Figure 20b shows the zoomed in areas of some regions of interest. Two methods were applied to repair the damaged blocks.
Figure 20c,d shows the reconstructed images. For this image, our method achieved a RMSE of 22.68, whereas the RMSE for Transformic was 71.32. The difference was tremendous. By visually inspecting
Figure 20c,d, one can see that our results are clear and have more textures as compared to the results of Transformic.
Sonar Image 2
To further demonstrate the error concealment for sonar images, we include another example.
Figure 21a shows the locations of regions of interest with corrupted blocks.
Figure 21b,c shows the reconstructed image using the two methods. For this image, the RMSE of our method was 21.87 and the RMSE for Transformic was 65.55. Again, the difference between RMSEs was huge.

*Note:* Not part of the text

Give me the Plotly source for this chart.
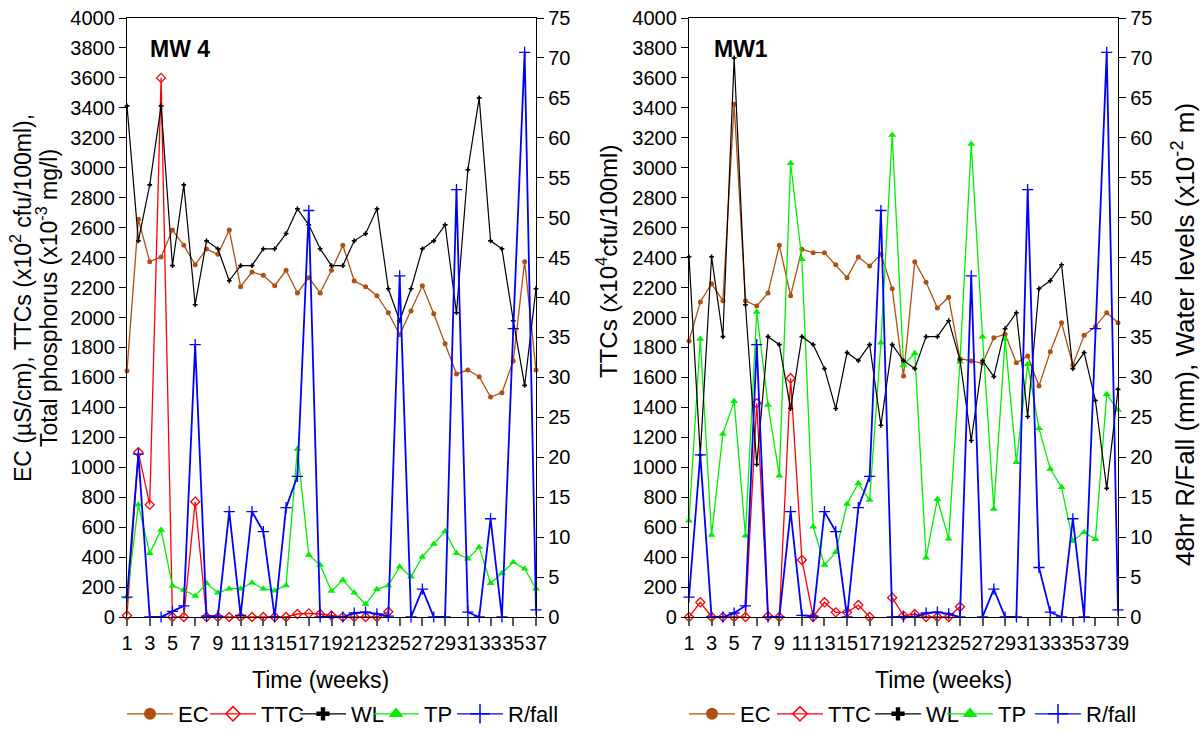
import plotly.graph_objects as go

# ---------------- data ----------------
weeks_mw4 = list(range(1, 38))
weeks_mw1 = list(range(1, 40))

# MW 4 (left panel) - EC, TTC, TP on left axis; WL, R/fall on right axis
ec_mw4 = [1645, 2656, 2373, 2404, 2584, 2482, 2353, 2457, 2422, 2584, 2206, 2304, 2282, 2212, 2315,
          2164, 2266, 2164, 2315, 2482, 2244, 2206, 2146, 2032, 1885, 2044, 2212, 2025, 1825, 1623,
          1649, 1605, 1469, 1498, 1710, 2373, 1649]
ttc_mw4 = [10, 1100, 750, 3600, 0, 0, 770, 0, 0, 0, 0, 0, 0, 0, 0, 20, 24, 20, 10, 0, 0, 0, 0, 35,
           None, None, None, None, None, None, None, None, None, None, None, None, None]
wl_mw4 = [64.0, 47.1, 54.1, 64.0, 44.0, 54.1, 39.1, 47.1, 46.1, 42.1, 44.0, 44.0, 46.1, 46.1, 48.0,
          51.1, 49.1, 46.1, 44.0, 44.0, 47.1, 48.0, 51.1, 41.1, 37.1, 41.1, 46.1, 47.1, 49.1, 38.1,
          56.0, 65.0, 47.1, 46.1, 37.1, 29.0, 41.1]
tp_mw4 = [136, 750, 425, 581, 209, 180, 140, 225, 162, 189, 189, 229, 189, 176, 211, 1122, 414, 347,
          174, 247, 162, 85, 185, 211, 336, 269, 403, 487, 572, 425, 389, 465, 225, 292, 365, 323, 189]
rf_mw4 = [2.5, 20.4, 0, 0, 0.7, 1.4, 34.1, 0.1, 0.1, 13.2, 0.2, 13.2, 10.7, 0, 13.7, 17.6, 50.9, 0,
          0, 0, 0.5, 0.6, 0.4, 0.1, 42.7, 0, 3.5, 0, 0, 53.5, 0.6, 0, 12.3, 0, 36.1, 70.7, 0.9]

# MW1 (right panel)
ec_mw1 = [1843, 2104, 2226, 2112, 3424, 2112, 2077, 2164, 2482, 2146, 2455, 2433, 2433, 2353, 2266,
          2404, 2344, 2422, 2192, 1609, 2373, 2235, 2063, 2135, 1727, 1710, 1694, 1865, 1888, 1698,
          1743, 1543, 1772, 1965, 1683, 1881, 1939, 2032, 1965]
ttc_mw1 = [0, 98, 0, 0, 0, 0, 1427, 5, 0, 1594, 381, 0, 98, 31, 31, 80, 0, None, 129, 9, 20, 0, 0, 0,
           69, None, None, None, None, None, None, None, None, None, None, None, None, None, None]
wl_mw1 = [45.1, 20.3, 45.1, 35.1, 70.0, 39.1, 19.1, 35.1, 34.1, 26.1, 35.1, 34.1, 31.1, 26.1, 33.1,
          32.1, 34.1, 24.0, 34.1, 32.1, 31.1, 35.1, 35.1, 37.1, 32.2, 22.1, 32.1, 30.1, 36.1, 38.1,
          25.1, 41.1, 42.1, 44.1, 31.1, 33.1, 27.1, 16.1, 28.5]
tp_mw1 = [643, 1856, 548, 1222, 1440, 543, 2037, 1416, 944, 3030, 2389, 603, 347, 432, 755, 893, 781,
          1832, 3219, 1683, 1761, 396, 786, 523, 1705, 3159, 1872, 721, 1854, 1033, 1688, 1260, 988,
          866, 508, 566, 519, 1487, 1382]
rf_mw1 = [2.5, 20.3, 0, 0, 0.5, 1.4, 34.1, 0, 0, 13.2, 0.2, 0.1, 13.2, 10.7, 0, 13.7, 17.6, 50.9, 0,
          0, 0, 0.5, 0.6, 0.4, 0, 42.7, 0, 3.5, 0, 0, 53.5, 6.2, 0.6, 0, 12.3, 0, 36.1, 70.7, 0.9]

series_names = ["EC", "TTC", "WL", "TP", "R/fall"]

# ---------------- styling ----------------
FONT = "Liberation Sans, Arial, sans-serif"
C_EC, C_TTC, C_WL, C_TP, C_RF = "#B4500F", "#FF0000", "#000000", "#00F000", "#0000FF"

W, H = 1200, 732
def px_x(v):
    return v / W
def px_y(v):
    return (H - v) / H

ydom = [px_y(617), px_y(18)]
xdom1 = [px_x(127), px_x(536)]
xdom2 = [px_x(689), px_x(1118)]

styles = {
    "EC": dict(color=C_EC, lw=1.3, sym="circle", size=5, lsize=12, mlw=0),
    "TTC": dict(color=C_TTC, lw=1.3, sym="diamond-open", size=7, lsize=11, mlw=1.3),
    "WL": dict(color=C_WL, lw=1.2, sym="cross", size=4, lsize=11, mlw=0),
    "TP": dict(color=C_TP, lw=1.3, sym="triangle-up", size=7, lsize=13, mlw=0),
    "R/fall": dict(color=C_RF, lw=1.8, sym="cross-thin", size=8, lsize=14, mlw=1.3),
}
legend_widths = {"legend": [22, 29, 12, 23, 60], "legend2": [27, 37, 11, 27, 60]}

fig = go.Figure()

def add_panel(weeks, data, xa, ya_left, ya_right, legend_name):
    for name in series_names:
        s = styles[name]
        on_right = name in ("WL", "R/fall")
        fig.add_trace(go.Scatter(
            x=weeks, y=data[name], mode="lines+markers", name=name,
            xaxis=xa, yaxis=ya_right if on_right else ya_left,
            line=dict(color=s["color"], width=s["lw"]),
            marker=dict(symbol=s["sym"], size=s["size"], color=s["color"],
                        line=dict(color=s["color"], width=s["mlw"])),
            cliponaxis=False, connectgaps=False, showlegend=False, hoverinfo="skip"))
    # legend entries
    for name, lw in zip(series_names, legend_widths[legend_name]):
        s = styles[name]
        fig.add_trace(go.Scatter(
            x=[None], y=[None], mode="lines+markers", name=name,
            xaxis=xa, yaxis=ya_left, legend=legend_name, legendwidth=lw,
            line=dict(color=s["color"], width=1.3),
            marker=dict(symbol=s["sym"], size=s["lsize"], color=s["color"],
                        line=dict(color=s["color"], width=1.5 if s["mlw"] else 0)),
            showlegend=True))

add_panel(weeks_mw4, {"EC": ec_mw4, "TTC": ttc_mw4, "WL": wl_mw4, "TP": tp_mw4, "R/fall": rf_mw4},
          "x", "y", "y2", "legend")
add_panel(weeks_mw1, {"EC": ec_mw1, "TTC": ttc_mw1, "WL": wl_mw1, "TP": tp_mw1, "R/fall": rf_mw1},
          "x2", "y3", "y4", "legend2")

tickfont = dict(family=FONT, size=20, color="#000")
xcommon = dict(showline=True, linecolor="#000", linewidth=1.3, mirror=True, ticks="outside",
               ticklen=8, tickwidth=1.5, tickcolor="#555", showgrid=False, zeroline=False,
               tickfont=tickfont, tickmode="array", tickangle=0)
yleft = dict(range=[0, 4000], tickvals=list(range(0, 4001, 200)), showline=True, linecolor="#000",
             linewidth=1.3, ticks="outside", ticklen=7, tickcolor="#000", showgrid=False,
             zeroline=False, tickfont=tickfont, domain=ydom)
yright = dict(range=[0, 75], tickvals=list(range(0, 76, 5)), showline=True, linecolor="#000",
              linewidth=1.3, ticks="outside", ticklen=7, tickcolor="#000", showgrid=False,
              zeroline=False, tickfont=tickfont, side="right")

legend_common = dict(orientation="h", xanchor="left", yanchor="middle", y=px_y(714),
                     font=dict(family=FONT, size=22), bgcolor="rgba(0,0,0,0)", itemwidth=46,
                     tracegroupgap=0, entrywidthmode="pixels")

fig.update_layout(
    width=W, height=H, autosize=False, margin=dict(l=0, r=0, t=0, b=0, autoexpand=False),
    paper_bgcolor="white", plot_bgcolor="white",
    font=dict(family=FONT, color="#000"),
    xaxis=dict(domain=xdom1, range=[1, 37], tickvals=list(range(1, 38, 2)), anchor="y", **xcommon),
    yaxis=dict(anchor="x", **yleft),
    yaxis2=dict(anchor="x", overlaying="y", **yright),
    xaxis2=dict(domain=xdom2, range=[1, 39], tickvals=list(range(1, 40, 2)), anchor="y3", **xcommon),
    yaxis3=dict(anchor="x2", **yleft),
    yaxis4=dict(anchor="x2", overlaying="y3", **yright),
    legend=dict(x=px_x(122), **legend_common),
    legend2=dict(x=px_x(684), **legend_common),
)

annots = [
    dict(text="<b>MW 4</b>", x=px_x(148), y=px_y(49), xanchor="left", yanchor="middle", font=dict(size=23)),
    dict(text="<b>MW1</b>", x=px_x(712), y=px_y(49), xanchor="left", yanchor="middle", font=dict(size=23)),
    dict(text="Time (weeks)", x=px_x(320), y=px_y(680), xanchor="center", yanchor="middle", font=dict(size=23)),
    dict(text="Time (weeks)", x=px_x(943), y=px_y(680), xanchor="center", yanchor="middle", font=dict(size=23)),
    dict(text="EC (µS/cm), TTCs (x10<sup>2</sup> cfu/100ml),", x=px_x(21), y=px_y(298), textangle=-90,
         xanchor="center", yanchor="middle", font=dict(size=23)),
    dict(text="Total phosphorus (x10<sup>-3</sup> mg/l)", x=px_x(47), y=px_y(298), textangle=-90,
         xanchor="center", yanchor="middle", font=dict(size=23)),
    dict(text="TTCs (x10<sup>4</sup>cfu/100ml)", x=px_x(607), y=px_y(262), textangle=-90,
         xanchor="center", yanchor="middle", font=dict(size=24)),
    dict(text="48hr R/Fall (mm), Water levels (x10<sup>-2</sup> m)", x=px_x(1183), y=px_y(335),
         textangle=-90, xanchor="center", yanchor="middle", font=dict(size=26)),
]
for a in annots:
    a.update(xref="paper", yref="paper", showarrow=False)
    a["font"].update(family=FONT, color="#000")
fig.update_layout(annotations=annots)

fig.write_html(
    "out.html",
    post_script="document.documentElement.style.margin='0';document.body.style.margin='0';"
                "document.body.style.padding='0';"
                "var gd=document.getElementById('{plot_id}');"
                "Plotly.relayout(gd,{width:1200,height:732});",
)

By visually inspecting the reconstructed results in
Figure 21c,d, one can see that our results look much better than that of Transformic.
3.7. Discussions
As mentioned above, our sponsor is interested in achieving 10 to 1 compression or a compression ratio of 0.1 using new or existing compression algorithms and, at the same time, the decompressed image should be near perceptually lossless (40 dBs or more in terms of HVSm). These were the first and second goals. To meet these goals, we collected low and high resolution images (maritime images) and sonar images. The reason for using low and high quality images was because there are cameras with different resolutions onboard the naval ships. It was therefore required that the compression algorithm should work satisfactorily for all images, including sonar images as well. We chose four metrics, two of which (PSNR and SSIM) have been widely used by many people before, but they do not correlate well with human perceptions. The two other metrics, HVS and HVSm, have better correlation with human perceptions. From those metrics for low and high quality optical images and sonar images, we observed that Daala had consistently reached more than 40 dBs at 10 to 1 compression in HVSm in all images that we tested. Other codecs such as X265 and JPEG2000 could also marginally meet the above requirements. It is up to our sponsor to make the final decision on which codec to adopt. Our third objective was to demonstrate the performance of error concealment, which does not incur any additional bandwidth usage. Our experiments showed that error concealment could indeed recover image pixels in those corrupted areas.
4. Conclusions
We would like to emphasize that our work was different from those papers on perceptually lossless coding [
15,
16,
17,
18], which embed HVS model into the coding process. One key objective in our research was to achieve near or even perceptually lossless compression with 0.1 compression ratio for still images (maritime and sonar). The requirement was raised by our customer. We evaluated four popular algorithms (JPEG2000, Daala, X264, X265) using four performance metrics (PSNR, SSIM, HVS, and HVSm). In our compression experiments, JPEG2000 performed the best in terms of PSNR at 0.1 compression ratio. However, for all the other metrics, Daala achieved the best scores. It was surprising to find that X264 and X265 did not perform as well as Daala. Perhaps because those codecs are video codecs and were not optimally designed for still images. For 0.1 compression ratio, we found that near perceptually lossless compression could be achieved for still images, as the performance metrics were very high ( >40 dBs for PSNR, HVS, and HVSm). In addition, we think Daala is a good choice for practical applications because it is amenable to parallel processing. Our observations can be corroborated by another independent study performed by the Xiph team [
44].
We also investigated error concealment algorithms for handling corrupted pixels due to transmission errors. Extensive experiments demonstrated that error concealment is a feasible method to conceal corrupted pixels without incurring additional bandwidth usage.